A single kg/ha figure should never be interpreted in isolation. Ask the following:

  1. Was the sample representative of the field?
  2. Does the figure represent total biomass or only marketable product?
  3. Was the correct effective width used?
  4. Does the result align with crop growth stage and seasonal conditions?
  5. How does it compare with historical farm data and extension benchmarks?

For example, if a leafy crop calculates to a surprisingly high kg/ha value, the first thing to verify is the width assumption. If your field is on 72-inch centers but you accidentally use a 40-inch bed top, the result can be overstated by a very large margin.
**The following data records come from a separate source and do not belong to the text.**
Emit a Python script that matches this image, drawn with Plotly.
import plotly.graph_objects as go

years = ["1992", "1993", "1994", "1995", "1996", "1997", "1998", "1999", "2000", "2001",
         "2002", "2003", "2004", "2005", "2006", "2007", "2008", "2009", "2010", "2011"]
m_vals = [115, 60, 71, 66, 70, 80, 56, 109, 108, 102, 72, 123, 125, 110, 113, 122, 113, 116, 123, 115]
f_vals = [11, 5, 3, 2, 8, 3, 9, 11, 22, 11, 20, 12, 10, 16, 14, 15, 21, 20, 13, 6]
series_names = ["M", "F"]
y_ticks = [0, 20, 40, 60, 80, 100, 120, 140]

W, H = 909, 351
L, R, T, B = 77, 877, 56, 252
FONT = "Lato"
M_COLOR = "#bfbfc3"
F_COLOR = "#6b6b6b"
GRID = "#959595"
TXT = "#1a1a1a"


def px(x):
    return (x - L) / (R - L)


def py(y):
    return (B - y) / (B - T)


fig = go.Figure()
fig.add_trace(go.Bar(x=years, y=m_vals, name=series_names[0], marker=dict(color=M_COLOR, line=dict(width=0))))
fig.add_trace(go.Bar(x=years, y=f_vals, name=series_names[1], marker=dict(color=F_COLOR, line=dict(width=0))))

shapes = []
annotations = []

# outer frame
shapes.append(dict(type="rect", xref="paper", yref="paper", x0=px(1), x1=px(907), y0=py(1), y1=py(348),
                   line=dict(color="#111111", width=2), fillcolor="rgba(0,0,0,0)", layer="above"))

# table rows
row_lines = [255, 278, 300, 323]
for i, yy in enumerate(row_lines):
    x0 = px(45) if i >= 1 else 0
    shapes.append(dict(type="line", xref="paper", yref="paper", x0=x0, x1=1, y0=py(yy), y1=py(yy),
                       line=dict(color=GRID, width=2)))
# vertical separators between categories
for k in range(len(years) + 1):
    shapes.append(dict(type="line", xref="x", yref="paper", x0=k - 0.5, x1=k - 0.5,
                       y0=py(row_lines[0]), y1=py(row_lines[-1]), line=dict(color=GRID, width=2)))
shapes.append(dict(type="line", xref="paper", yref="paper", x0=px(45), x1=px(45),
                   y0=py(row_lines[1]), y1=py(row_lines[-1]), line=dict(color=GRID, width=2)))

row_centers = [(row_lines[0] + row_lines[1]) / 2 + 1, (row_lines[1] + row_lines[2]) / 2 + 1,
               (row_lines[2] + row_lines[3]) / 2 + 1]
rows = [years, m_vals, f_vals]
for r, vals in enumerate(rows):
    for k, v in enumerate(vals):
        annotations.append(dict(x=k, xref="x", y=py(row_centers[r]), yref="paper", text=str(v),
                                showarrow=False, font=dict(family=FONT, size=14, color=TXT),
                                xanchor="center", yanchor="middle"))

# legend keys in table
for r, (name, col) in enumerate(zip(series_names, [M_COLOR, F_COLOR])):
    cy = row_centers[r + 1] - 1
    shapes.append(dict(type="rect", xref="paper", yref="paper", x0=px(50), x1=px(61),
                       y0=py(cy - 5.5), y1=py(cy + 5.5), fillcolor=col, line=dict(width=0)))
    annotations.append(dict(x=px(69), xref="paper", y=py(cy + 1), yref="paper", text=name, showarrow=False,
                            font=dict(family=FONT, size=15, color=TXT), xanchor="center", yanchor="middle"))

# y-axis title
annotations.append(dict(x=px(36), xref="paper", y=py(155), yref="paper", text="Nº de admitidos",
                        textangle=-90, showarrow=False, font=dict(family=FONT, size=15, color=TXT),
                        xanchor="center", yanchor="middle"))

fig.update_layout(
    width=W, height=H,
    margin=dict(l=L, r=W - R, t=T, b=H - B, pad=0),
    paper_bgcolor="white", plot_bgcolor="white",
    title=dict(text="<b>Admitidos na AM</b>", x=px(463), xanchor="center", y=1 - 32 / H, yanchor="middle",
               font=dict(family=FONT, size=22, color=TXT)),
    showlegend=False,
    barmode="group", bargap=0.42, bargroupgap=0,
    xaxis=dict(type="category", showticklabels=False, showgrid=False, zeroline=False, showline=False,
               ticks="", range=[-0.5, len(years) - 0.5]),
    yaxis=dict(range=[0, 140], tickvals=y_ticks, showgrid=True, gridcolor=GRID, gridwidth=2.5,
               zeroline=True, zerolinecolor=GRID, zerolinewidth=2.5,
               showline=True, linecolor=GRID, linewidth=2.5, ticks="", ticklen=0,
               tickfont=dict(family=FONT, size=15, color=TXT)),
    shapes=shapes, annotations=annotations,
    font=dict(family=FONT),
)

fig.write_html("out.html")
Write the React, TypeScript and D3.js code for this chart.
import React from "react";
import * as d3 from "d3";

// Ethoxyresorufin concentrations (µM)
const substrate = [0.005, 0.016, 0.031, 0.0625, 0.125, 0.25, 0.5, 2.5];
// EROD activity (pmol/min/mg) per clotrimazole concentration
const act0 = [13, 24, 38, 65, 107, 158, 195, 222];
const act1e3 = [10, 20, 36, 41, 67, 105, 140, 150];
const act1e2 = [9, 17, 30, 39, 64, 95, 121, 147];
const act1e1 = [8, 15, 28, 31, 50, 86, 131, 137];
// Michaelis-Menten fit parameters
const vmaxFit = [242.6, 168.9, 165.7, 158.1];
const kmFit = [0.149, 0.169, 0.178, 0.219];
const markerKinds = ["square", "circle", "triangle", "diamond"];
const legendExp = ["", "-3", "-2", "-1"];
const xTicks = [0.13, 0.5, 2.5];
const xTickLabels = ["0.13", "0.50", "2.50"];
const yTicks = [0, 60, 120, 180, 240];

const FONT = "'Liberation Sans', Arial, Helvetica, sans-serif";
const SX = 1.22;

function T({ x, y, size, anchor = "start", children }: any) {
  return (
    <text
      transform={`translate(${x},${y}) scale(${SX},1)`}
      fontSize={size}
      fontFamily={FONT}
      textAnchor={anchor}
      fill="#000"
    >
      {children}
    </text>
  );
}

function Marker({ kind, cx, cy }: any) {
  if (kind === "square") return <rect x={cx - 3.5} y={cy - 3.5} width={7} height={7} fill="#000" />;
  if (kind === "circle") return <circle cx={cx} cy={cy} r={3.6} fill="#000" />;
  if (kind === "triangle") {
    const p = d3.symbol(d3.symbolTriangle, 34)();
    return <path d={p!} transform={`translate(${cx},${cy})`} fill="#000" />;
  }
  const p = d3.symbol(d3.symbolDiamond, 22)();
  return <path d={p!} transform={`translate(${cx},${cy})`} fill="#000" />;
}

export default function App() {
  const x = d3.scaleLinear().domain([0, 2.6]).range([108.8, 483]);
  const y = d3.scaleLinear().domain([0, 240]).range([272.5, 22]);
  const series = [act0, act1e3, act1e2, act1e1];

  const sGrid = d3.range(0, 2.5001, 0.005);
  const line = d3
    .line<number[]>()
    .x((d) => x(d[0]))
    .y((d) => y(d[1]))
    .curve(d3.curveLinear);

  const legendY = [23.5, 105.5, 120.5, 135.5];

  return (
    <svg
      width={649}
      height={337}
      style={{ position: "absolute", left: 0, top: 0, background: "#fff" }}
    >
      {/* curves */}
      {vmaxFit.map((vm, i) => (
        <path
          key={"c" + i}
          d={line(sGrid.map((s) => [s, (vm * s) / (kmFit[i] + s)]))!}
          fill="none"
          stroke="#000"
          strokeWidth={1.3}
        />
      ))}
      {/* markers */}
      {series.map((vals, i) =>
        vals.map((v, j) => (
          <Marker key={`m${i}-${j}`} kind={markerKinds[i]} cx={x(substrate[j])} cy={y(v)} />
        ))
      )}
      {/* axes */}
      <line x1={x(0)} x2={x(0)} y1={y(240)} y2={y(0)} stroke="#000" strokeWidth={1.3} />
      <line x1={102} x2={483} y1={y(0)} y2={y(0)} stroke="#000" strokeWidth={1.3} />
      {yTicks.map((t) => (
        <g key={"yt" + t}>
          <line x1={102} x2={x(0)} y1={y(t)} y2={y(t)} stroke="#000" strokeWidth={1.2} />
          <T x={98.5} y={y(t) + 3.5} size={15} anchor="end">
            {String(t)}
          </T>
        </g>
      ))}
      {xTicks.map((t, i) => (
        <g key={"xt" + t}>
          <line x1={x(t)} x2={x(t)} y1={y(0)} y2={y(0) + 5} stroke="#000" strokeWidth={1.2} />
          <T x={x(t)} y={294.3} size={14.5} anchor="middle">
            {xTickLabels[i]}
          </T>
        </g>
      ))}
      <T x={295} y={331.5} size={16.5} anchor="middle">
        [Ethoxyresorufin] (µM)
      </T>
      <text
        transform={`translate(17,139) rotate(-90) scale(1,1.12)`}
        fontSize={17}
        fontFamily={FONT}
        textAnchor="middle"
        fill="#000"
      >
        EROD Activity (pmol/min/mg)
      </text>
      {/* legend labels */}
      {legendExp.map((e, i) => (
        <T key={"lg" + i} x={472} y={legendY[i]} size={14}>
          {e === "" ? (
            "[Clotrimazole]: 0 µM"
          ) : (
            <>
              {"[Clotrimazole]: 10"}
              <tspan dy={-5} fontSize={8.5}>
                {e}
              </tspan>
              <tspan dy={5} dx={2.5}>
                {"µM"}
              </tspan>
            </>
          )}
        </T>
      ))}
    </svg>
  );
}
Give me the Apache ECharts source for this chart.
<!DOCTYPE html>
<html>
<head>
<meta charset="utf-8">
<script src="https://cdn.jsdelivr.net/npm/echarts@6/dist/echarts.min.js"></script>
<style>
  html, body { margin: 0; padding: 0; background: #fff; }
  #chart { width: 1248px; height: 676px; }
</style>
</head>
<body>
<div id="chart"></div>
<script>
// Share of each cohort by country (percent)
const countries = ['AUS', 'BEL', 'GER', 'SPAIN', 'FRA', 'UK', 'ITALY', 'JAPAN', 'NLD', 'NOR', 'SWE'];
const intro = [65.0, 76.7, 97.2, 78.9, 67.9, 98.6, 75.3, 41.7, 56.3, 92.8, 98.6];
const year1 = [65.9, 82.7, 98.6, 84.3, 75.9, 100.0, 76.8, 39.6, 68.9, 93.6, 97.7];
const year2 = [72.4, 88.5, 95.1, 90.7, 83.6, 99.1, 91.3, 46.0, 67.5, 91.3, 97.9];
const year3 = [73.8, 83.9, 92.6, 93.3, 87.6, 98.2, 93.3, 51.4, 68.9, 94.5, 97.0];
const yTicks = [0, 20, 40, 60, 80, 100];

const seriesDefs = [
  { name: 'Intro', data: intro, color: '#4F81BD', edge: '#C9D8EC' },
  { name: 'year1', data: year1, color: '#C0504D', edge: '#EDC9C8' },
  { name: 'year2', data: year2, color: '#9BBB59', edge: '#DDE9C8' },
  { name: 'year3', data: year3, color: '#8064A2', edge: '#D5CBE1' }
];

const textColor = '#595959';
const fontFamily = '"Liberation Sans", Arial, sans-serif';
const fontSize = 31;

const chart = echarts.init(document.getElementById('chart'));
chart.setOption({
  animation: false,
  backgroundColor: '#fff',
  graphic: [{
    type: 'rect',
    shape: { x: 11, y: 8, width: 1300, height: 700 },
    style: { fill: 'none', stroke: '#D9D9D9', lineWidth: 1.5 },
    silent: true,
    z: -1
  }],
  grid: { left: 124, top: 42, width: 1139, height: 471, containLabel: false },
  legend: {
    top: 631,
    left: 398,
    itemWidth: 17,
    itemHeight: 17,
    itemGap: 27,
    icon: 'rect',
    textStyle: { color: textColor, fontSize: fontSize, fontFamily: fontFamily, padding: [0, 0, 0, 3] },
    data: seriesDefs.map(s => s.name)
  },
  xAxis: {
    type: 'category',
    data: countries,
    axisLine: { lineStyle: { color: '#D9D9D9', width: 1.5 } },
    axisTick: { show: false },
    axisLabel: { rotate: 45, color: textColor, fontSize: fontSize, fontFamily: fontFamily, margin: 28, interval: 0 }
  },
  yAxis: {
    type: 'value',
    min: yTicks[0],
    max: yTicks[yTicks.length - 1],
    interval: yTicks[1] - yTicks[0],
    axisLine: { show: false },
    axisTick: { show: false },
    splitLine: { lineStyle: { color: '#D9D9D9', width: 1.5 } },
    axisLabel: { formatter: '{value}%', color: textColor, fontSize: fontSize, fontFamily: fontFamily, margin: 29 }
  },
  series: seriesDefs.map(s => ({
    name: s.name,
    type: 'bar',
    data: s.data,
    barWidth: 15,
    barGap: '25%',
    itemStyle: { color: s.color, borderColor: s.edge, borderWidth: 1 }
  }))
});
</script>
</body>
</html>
When to use center spacing versus harvested strip width

Use center spacing when you want a land-area-based production metric for field comparison, enterprise analysis, and farm-level planning. Use harvested strip width only when you specifically want yield per harvested strip area or when a protocol requires a net plot area that excludes non-cropped space. In commercial bed systems, kg/ha is usually most meaningful when based on the true field footprint represented by the bed.

Practical rule of thumb

If your goal is to answer, “How many kilograms would this field produce per hectare under the current spacing system?” then your sample area should include the land footprint assigned to that bed. That usually means measured bed length multiplied by bed center spacing.

Final takeaway

To calculate yield from bed feet length to kg/ha, you only need three essential pieces of information: the harvested sample weight, the sampled bed length, and the effective bed width or bed spacing. Convert those values into metric units, calculate the represented sample area in square meters, and scale the result to one hectare by multiplying by 10,000. Done correctly, this produces a dependable standardized yield figure that can be used for crop comparisons, field evaluation, trial reporting, and commercial planning.

If you want the most reliable answer, make multiple samples, use the correct bed footprint, and clearly distinguish gross from marketable yield. A careful bed-foot to kg/ha conversion turns a simple field harvest into a decision-grade production metric.